The Daily Caller’s reporting catalogs a disturbing pattern: sites hosted on NoBlogs and other A/I platforms have been linked to calls for attacking aircraft in Portland, to publicizing ICE agents’ home addresses, and to celebratory post‑crime communiqués from arsonists and vandals. The FBI and DHS have taken notice; when violent acts follow these anonymous posts, the result is not just moral outrage but real danger to public safety.
There is a pragmatic problem at the core of this controversy. Democracies have long wrestled with how to balance free speech and public order in digital spaces. Anonymity can protect dissidents in authoritarian states, yet it also protects the perpetrators of violence in open societies. A service that advertises non‑cooperation with law enforcement and the scrubbing of identifying data is not an abstract libertarian experiment — it becomes, by design, a tool that lowers the cost of planning and claiming violent action.
That is not to say every user of these platforms advocates criminality. But the pattern is plain: groups such as Jane’s Revenge and various abolitionist networks used these anonymous hosting tools to revel in vandalism and arson after the Supreme Court’s Dobbs leak; other accounts bragged about torching police cars or distributing private addresses of conservative staffers.

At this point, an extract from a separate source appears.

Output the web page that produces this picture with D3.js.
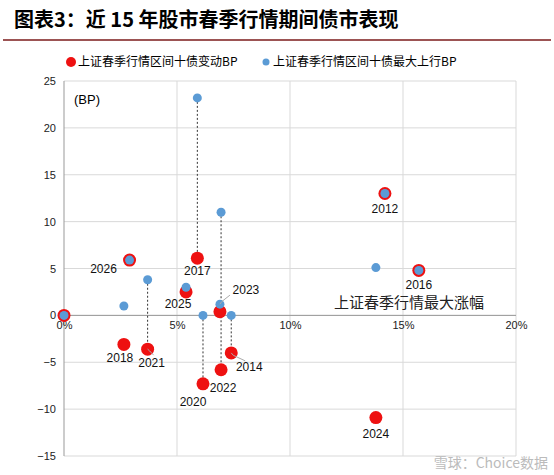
<!DOCTYPE html>
<html><head><meta charset="utf-8">
<script src="https://cdn.jsdelivr.net/npm/d3@7"></script>
<style>body{margin:0;background:#fff;font-family:"Liberation Sans",Arial,"Noto Sans CJK SC",sans-serif}</style>
</head><body>
<script>
// data: [year, stock max rise %, bond change BP, bond max up BP]
const years   = ['0','2026','2012','2016','2017','2025','2023','2020','2014','2018','2021','2024','2022'];
const rise    = [0, 2.9, 14.2, 15.7, 5.9, 5.4, 6.9, 6.15, 7.4, 2.65, 3.7, 13.8, 6.95];
const change  = [0, 5.9, 13.0, 4.8, 6.1, 2.5, 0.4, -7.3, -4.0, -3.1, -3.6, -10.9, -5.8];
const maxUp   = [0, 5.9, 13.0, 4.8, 23.2, 3.0, 1.2, 0, 0, 1.0, 3.8, 5.1, 11.0];
const dashed  = ['2017','2021','2020','2022','2014'];
const labelAt = {'2026':[-26,-9],'2012':[0,-15],'2016':[0,-15],'2017':[0,-13],'2025':[-8,-12],
  '2023':[26,14],'2020':[-10,-18],'2014':[18,-14],'2018':[-4,-14],'2021':[4,-14],'2024':[0,-16],'2022':[2,-18]};
const yTicks = [25,20,15,10,5,0,-5,-10,-15];
const xTicks = [0,5,10,15,20];

const W = 554, H = 475;
const svg = d3.select('body').append('svg').attr('width', W).attr('height', H);
svg.append('text').attr('x', 14).attr('y', 27).attr('font-size', 20).attr('font-weight', 'bold')
  .attr('font-family', '"Noto Sans CJK SC",sans-serif').text('图表3：近 15 年股市春季行情期间债市表现');
svg.append('line').attr('x1', 3).attr('x2', 551).attr('y1', 40).attr('y2', 40).attr('stroke', '#7b1a1a').attr('stroke-width', 1.5);

const x = d3.scaleLinear().domain([0, 20]).range([64, 516]);
const y = d3.scaleLinear().domain([-15, 25]).range([456, 81]);

const g = svg.append('g');
g.selectAll('.hg').data(yTicks).join('line').attr('x1', 64).attr('x2', 516)
  .attr('y1', d => y(d)).attr('y2', d => y(d)).attr('stroke', '#d9d9d9');
g.selectAll('.vg').data(xTicks.slice(1)).join('line').attr('y1', 81).attr('y2', 456)
  .attr('x1', d => x(d)).attr('x2', d => x(d)).attr('stroke', '#d9d9d9');
g.append('line').attr('x1', 64).attr('x2', 64).attr('y1', 81).attr('y2', 456).attr('stroke', '#999');
g.append('line').attr('x1', 64).attr('x2', 516).attr('y1', y(0)).attr('y2', y(0)).attr('stroke', '#999');

const yAxis = svg.append('g').attr('transform', 'translate(64,0)').call(d3.axisLeft(y).tickValues(yTicks).tickSize(0).tickPadding(8));
const xAxis = svg.append('g').attr('transform', `translate(0,${y(0)})`).call(d3.axisBottom(x).tickValues(xTicks).tickFormat(d => d + '%').tickSize(0).tickPadding(6));
[yAxis, xAxis].forEach(a => { a.select('.domain').remove(); a.selectAll('text').attr('font-size', 11).attr('fill', '#222'); });

svg.append('text').attr('x', 74).attr('y', 104).attr('font-size', 13).text('(BP)');
svg.append('text').attr('x', 334).attr('y', 308).attr('font-size', 15).attr('fill', '#222')
  .attr('font-family', '"Noto Sans CJK SC",sans-serif').text('上证春季行情最大涨幅');

// dashed connectors
const idx = years.map((_, i) => i);
svg.selectAll('.dl').data(idx.filter(i => dashed.includes(years[i]))).join('line')
  .attr('x1', i => x(rise[i])).attr('x2', i => x(rise[i]))
  .attr('y1', i => y(maxUp[i])).attr('y2', i => y(change[i]))
  .attr('stroke', '#333').attr('stroke-dasharray', '2,2');

svg.selectAll('.rd').data(idx).join('circle').attr('cx', i => x(rise[i])).attr('cy', i => y(change[i]))
  .attr('r', 6.5).attr('fill', '#ee1111');
svg.selectAll('.bd').data(idx).join('circle').attr('cx', i => x(rise[i])).attr('cy', i => y(maxUp[i]))
  .attr('r', 4.5).attr('fill', '#5b9bd5');

// labels
svg.selectAll('.lb').data(idx.filter(i => labelAt[years[i]])).join('text')
  .attr('x', i => x(rise[i]) + labelAt[years[i]][0])
  .attr('y', i => y(years[i] === '2023' ? maxUp[i] : change[i]) - labelAt[years[i]][1] + 4)
  .attr('text-anchor', 'middle').attr('font-size', 12).attr('fill', '#111').text(i => years[i]);
// leader lines
const lead = [['2023', 1, 10, -9], ['2021', 0, 6, 6], ['2014', 0, 14, 8]];
lead.forEach(([yr, top, dx, dy]) => {
  const i = years.indexOf(yr);
  const cx = x(rise[i]), cy = y(top ? maxUp[i] : change[i]);
  svg.append('path').attr('d', `M${cx},${cy}L${cx + 2},${cy + dy * 0.3}L${cx + dx},${cy + dy}`)
    .attr('fill', 'none').attr('stroke', '#aaa');
});

// legend
const lg = svg.append('g').attr('font-family', '"Noto Sans CJK SC",sans-serif').attr('font-size', 12);
lg.append('circle').attr('cx', 71).attr('cy', 62).attr('r', 5).attr('fill', '#ee1111');
lg.append('text').attr('x', 78).attr('y', 66).text('上证春季行情区间十债变动BP');
lg.append('circle').attr('cx', 266).attr('cy', 62).attr('r', 3.5).attr('fill', '#5b9bd5');
lg.append('text').attr('x', 273).attr('y', 66).text('上证春季行情区间十债最大上行BP');

svg.append('text').attr('x', 548).attr('y', 468).attr('text-anchor', 'end').attr('font-size', 14)
  .attr('fill', '#bbb').attr('font-family', '"Noto Sans CJK SC",sans-serif').text('雪球：Choice数据');
</script>
</body></html>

When violent actors can post triumphant communiqués the same afternoon as their attacks, it creates an evidentiary and investigative nightmare.
Legally, the avenues for response are narrow. As experts note, services headquartered overseas are difficult to compel; absent a foreign terrorism designation that would make material support prosecutable, many of A/I’s activities sit in a gray zone—protected speech on one hand, practical enablers of violence on the other.
That political and legal impasse is precisely why domestic security officials are now pushing for broader tools, from designations to international cooperation, to choke off the tech provisions that facilitate harm.